The Americans Elect flameout: Is there any hope for a third party?

Centrist pundits were excited about this year's online push to draft a viable third-party presidential candidate. The tallied votes show that they were the only ones

A voter casts her ballot at the Su Nueva Launderia on the southwest side of Chicago in 2008
(Image credit: AP Photo/Charles Rex Arbogast)

Americans Elect spent $35 million to get a credible third-party candidate on the 2012 presidential ballot, round up 420,000 online delegates, and bring a new breed of independent, direct democracy to America's two-party system. Early Tuesday morning, the group said everything has gone according to plan, except for one small detail: They don't have a candidate. Monday at midnight was the deadline for the competing candidates to get enough online votes — at least 10,000 — to qualify for the group's online convention in June. The highest vote-getter, former Louisiana Gov. Buddy Roemer (R), barely cracked 6,000. If a well-funded, well-organized, pundit-approved organization like Americans Elect can't succeed, is there any hope for the chimerical goal of a viable third party in U.S. politics?

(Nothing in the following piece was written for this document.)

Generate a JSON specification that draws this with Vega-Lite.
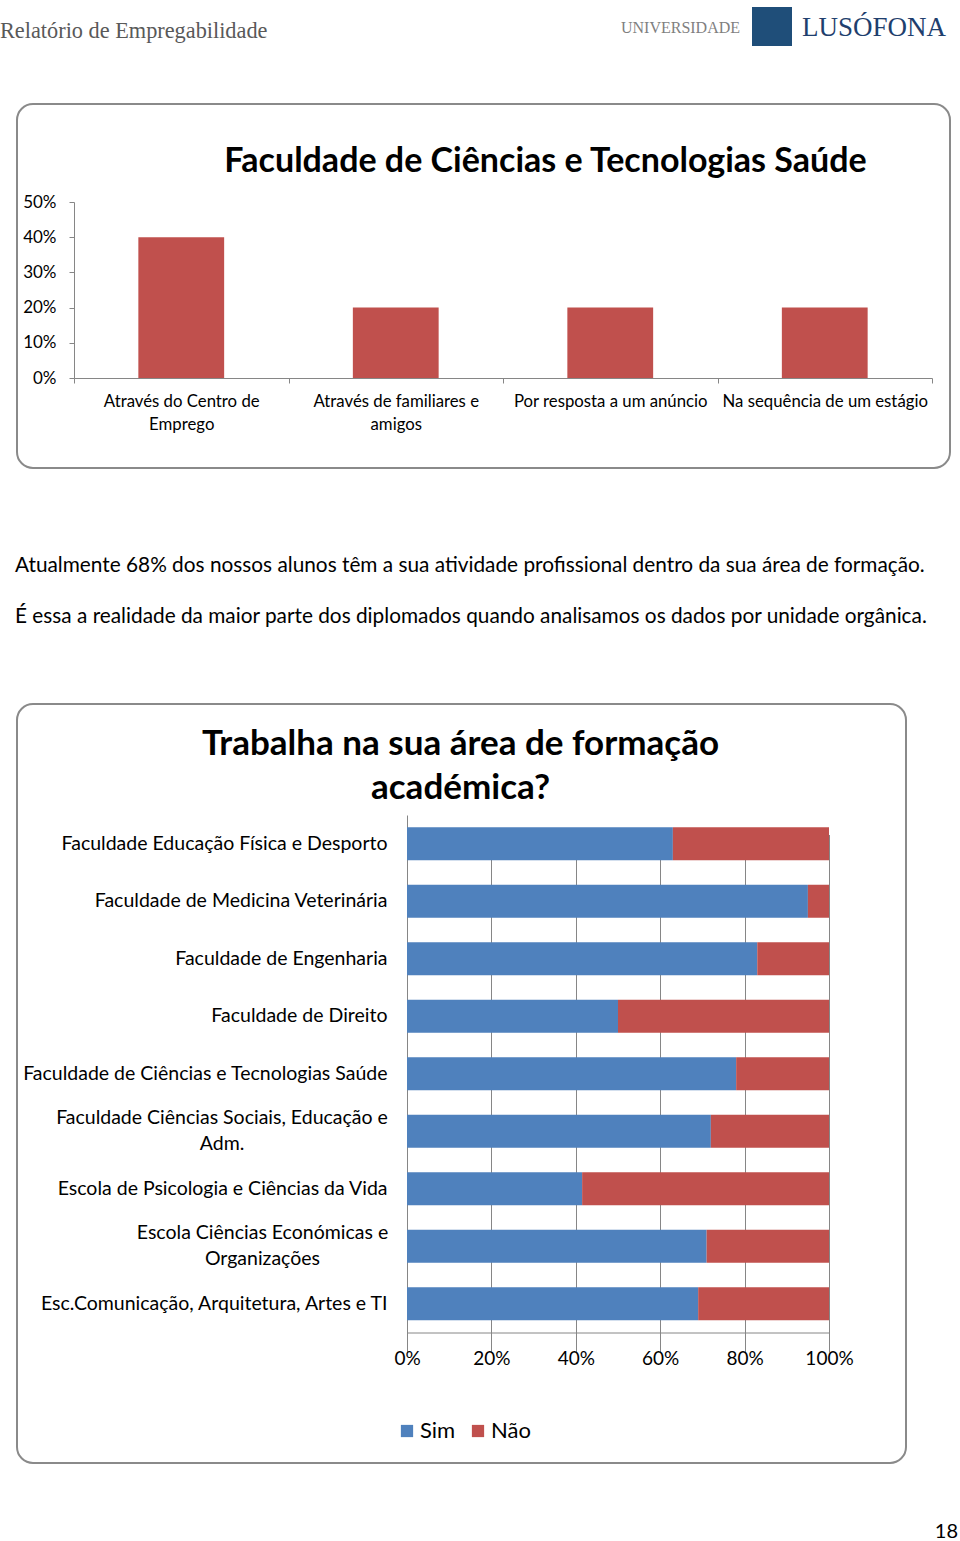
{
  "$schema": "https://vega.github.io/schema/vega-lite/v6.json",
  "background": "white",
  "padding": 0,
  "spacing": 0,
  "resolve": {"scale": {"color": "independent", "size": "independent"}},
  "config": {
    "view": {"stroke": null},
    "font": "Lato",
    "axis": {"labelFont": "Lato", "labelColor": "#000000", "domainColor": "#868686", "tickColor": "#868686", "gridColor": "#868686"}
  },
  "vconcat": [
    {
      "width": 943,
      "height": 55,
      "title": {"text": "Relatório de Empregabilidade", "anchor": "start", "frame": "group", "dx": -17, "offset": -42, "font": "Liberation Serif", "fontSize": 22.3, "fontWeight": "normal", "color": "#595959"},
      "layer": [
        {
          "data": {"values": [{"part": "logo"}]},
          "mark": {"type": "rect", "color": "#1f4e79"},
          "encoding": {
            "x": {"field": "part", "type": "nominal", "scale": {"range": [735, 775], "paddingInner": 0, "paddingOuter": 0}, "axis": null},
            "y": {"field": "part", "type": "nominal", "scale": {"range": [7, 46], "paddingInner": 0, "paddingOuter": 0}, "axis": null}
          }
        },
        {
          "data": {"values": [{"w": "UNIVERSIDADE"}, {"w": "LUSÓFONA"}]},
          "mark": {"type": "text", "font": "Liberation Serif", "baseline": "middle", "align": "center"},
          "encoding": {
            "x": {"field": "w", "type": "nominal", "sort": null, "scale": {"type": "point", "range": [663.5, 857], "padding": 0}, "axis": null},
            "text": {"field": "w"},
            "size": {"field": "w", "type": "nominal", "sort": null, "scale": {"domain": ["UNIVERSIDADE", "LUSÓFONA"], "range": [16, 27]}, "legend": null},
            "color": {"field": "w", "type": "nominal", "scale": {"domain": ["UNIVERSIDADE", "LUSÓFONA"], "range": ["#7f7f7f", "#1f3f6e"]}, "legend": null}
          }
        }
      ],
      "resolve": {"scale": {"x": "independent", "y": "independent"}}
    },
    {"width": 10, "height": 48, "data": {"values": []}, "mark": "point"},
    {
      "width": 933,
      "height": 364,
      "view": {"stroke": "#8a8a8a", "strokeWidth": 2, "cornerRadius": 16},
      "title": {"text": "Faculdade de Ciências e Tecnologias Saúde", "anchor": "middle", "frame": "group", "dx": 62, "offset": -75, "fontSize": 34, "font": "Lato", "fontWeight": "bold", "color": "#000000"},
      "data": {"values": [
        {"via": "Através do Centro de Emprego", "pct": 0.4},
        {"via": "Através de familiares e amigos", "pct": 0.2},
        {"via": "Por resposta a um anúncio", "pct": 0.2},
        {"via": "Na sequência de um estágio", "pct": 0.2}
      ]},
      "mark": {"type": "bar", "color": "#c0504d", "width": {"band": 0.4}},
      "encoding": {
        "x": {"field": "via", "type": "nominal", "sort": null,
          "scale": {"range": [57, 915], "paddingInner": 0, "paddingOuter": 0},
          "axis": {"orient": "bottom", "offset": -90, "title": null, "labelAngle": 0,
            "labelExpr": "datum.label == 'Através do Centro de Emprego' ? ['Através do Centro de', 'Emprego'] : datum.label == 'Através de familiares e amigos' ? ['Através de familiares e', 'amigos'] : datum.label",
            "labelFontSize": 16.75, "labelLineHeight": 23, "tickBand": "extent", "tickSize": 5, "labelPadding": 10, "labelOverlap": false, "labelBound": false, "labelLimit": 0}},
        "y": {"field": "pct", "type": "quantitative",
          "scale": {"domain": [0, 0.5], "range": [274, 98], "nice": false},
          "axis": {"orient": "left", "offset": -57, "title": null, "format": ".0%", "values": [0, 0.1, 0.2, 0.3, 0.4, 0.5], "grid": false, "tickSize": 5, "labelPadding": 13, "labelFontSize": 17}}
      }
    },
    {
      "width": 943,
      "height": 87,
      "title": {"text": "Atualmente 68% dos nossos alunos têm a sua atividade profissional dentro da sua área de formação.",
        "subtitle": "É essa a realidade da maior parte dos diplomados quando analisamos os dados por unidade orgânica.",
        "orient": "bottom", "anchor": "start", "frame": "group", "dx": -2, "offset": 0,
        "fontSize": 20.8, "font": "Lato", "fontWeight": "normal", "color": "#000000",
        "subtitleFontSize": 20.8, "subtitleFont": "Lato", "subtitleColor": "#000000", "subtitlePadding": 30},
      "data": {"values": []},
      "mark": "point"
    },
    {"width": 10, "height": 76, "data": {"values": []}, "mark": "point"},
    {
      "width": 889,
      "height": 759,
      "view": {"stroke": "#8a8a8a", "strokeWidth": 2, "cornerRadius": 16},
      "title": {"text": ["Trabalha  na sua área de formação", "académica?"], "anchor": "middle", "frame": "group", "dx": -1, "offset": -102, "fontSize": 35, "lineHeight": 44, "font": "Lato", "fontWeight": "bold", "color": "#000000"},
      "data": {"values": [
        {"fac": "Faculdade Educação Física e Desporto", "resp": "Sim", "pct": 0.63},
        {"fac": "Faculdade Educação Física e Desporto", "resp": "Não", "pct": 0.37},
        {"fac": "Faculdade de Medicina Veterinária", "resp": "Sim", "pct": 0.95},
        {"fac": "Faculdade de Medicina Veterinária", "resp": "Não", "pct": 0.05},
        {"fac": "Faculdade de Engenharia", "resp": "Sim", "pct": 0.83},
        {"fac": "Faculdade de Engenharia", "resp": "Não", "pct": 0.17},
        {"fac": "Faculdade de Direito", "resp": "Sim", "pct": 0.5},
        {"fac": "Faculdade de Direito", "resp": "Não", "pct": 0.5},
        {"fac": "Faculdade de Ciências e Tecnologias Saúde", "resp": "Sim", "pct": 0.78},
        {"fac": "Faculdade de Ciências e Tecnologias Saúde", "resp": "Não", "pct": 0.22},
        {"fac": "Faculdade Ciências Sociais, Educação e Adm.", "resp": "Sim", "pct": 0.72},
        {"fac": "Faculdade Ciências Sociais, Educação e Adm.", "resp": "Não", "pct": 0.28},
        {"fac": "Escola de Psicologia e Ciências da Vida", "resp": "Sim", "pct": 0.415},
        {"fac": "Escola de Psicologia e Ciências da Vida", "resp": "Não", "pct": 0.585},
        {"fac": "Escola Ciências Económicas e Organizações", "resp": "Sim", "pct": 0.71},
        {"fac": "Escola Ciências Económicas e Organizações", "resp": "Não", "pct": 0.29},
        {"fac": "Esc.Comunicação, Arquitetura, Artes e TI", "resp": "Sim", "pct": 0.69},
        {"fac": "Esc.Comunicação, Arquitetura, Artes e TI", "resp": "Não", "pct": 0.31}
      ]},
      "mark": {"type": "bar"},
      "encoding": {
        "y": {"field": "fac", "type": "nominal", "sort": null,
          "scale": {"range": [111, 628.5], "paddingInner": 0.426, "paddingOuter": 0.213},
          "axis": {"orient": "left", "offset": -390, "title": null, "ticks": false, "labelFontSize": 19.5, "labelLimit": 0, "labelLineHeight": 26,
            "labelPadding": {"condition": [
              {"test": "datum.value == 'Faculdade Ciências Sociais, Educação e Adm.'", "value": 185.5},
              {"test": "datum.value == 'Escola Ciências Económicas e Organizações'", "value": 145}
            ], "value": 20},
            "labelAlign": {"condition": {"test": "datum.value == 'Faculdade Ciências Sociais, Educação e Adm.' || datum.value == 'Escola Ciências Económicas e Organizações'", "value": "center"}, "value": "right"},
            "labelOffset": {"condition": {"test": "datum.value == 'Faculdade Ciências Sociais, Educação e Adm.' || datum.value == 'Escola Ciências Económicas e Organizações'", "value": -13}, "value": 0},
            "labelExpr": "datum.label == 'Faculdade Ciências Sociais, Educação e Adm.' ? ['Faculdade Ciências Sociais, Educação e', 'Adm.'] : datum.label == 'Escola Ciências Económicas e Organizações' ? ['Escola Ciências Económicas e', 'Organizações'] : datum.label"}},
        "x": {"field": "pct", "type": "quantitative", "stack": "zero",
          "scale": {"domain": [0, 1], "range": [390, 812], "nice": false},
          "axis": {"orient": "bottom", "offset": -130.5, "title": null, "format": ".0%", "values": [0, 0.2, 0.4, 0.6, 0.8, 1], "grid": true, "ticks": false, "labelFlush": false, "labelPadding": 17, "labelFontSize": 19}},
        "color": {"field": "resp", "type": "nominal",
          "scale": {"domain": ["Sim", "Não"], "range": ["#4f81bd", "#c0504d"]},
          "legend": {"orient": "none", "legendX": 379, "legendY": 716, "direction": "horizontal", "title": null, "symbolType": "square", "symbolSize": 150, "labelFontSize": 22, "labelFont": "Lato", "labelColor": "#000000", "padding": 0, "columnPadding": 11, "labelOffset": 2, "symbolStrokeWidth": 0}},
        "order": {"field": "resp", "sort": "descending"}
      }
    },
    {
      "width": 941,
      "height": 58,
      "title": {"text": "18", "orient": "bottom", "anchor": "end", "frame": "group", "offset": 0, "fontSize": 20, "font": "Lato", "fontWeight": "normal", "color": "#000000"},
      "data": {"values": []},
      "mark": "point"
    }
  ]
}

This bodes very ill for third parties: If there were ever a year for a third party to make its mark, 2012 fit the bill, says Aaron Blake at The Washington Post. We're in a "time of historic unhappiness with Congress," and disheartened Americans say they want a third-party or independent choice for president. But no "big-name candidates" stepped up, so it seems that even with Americans Elect's fat bank account and a guaranteed spot on the ballot in at least 27 states, "the institutional and motivational barriers" to a viable third party are just too high.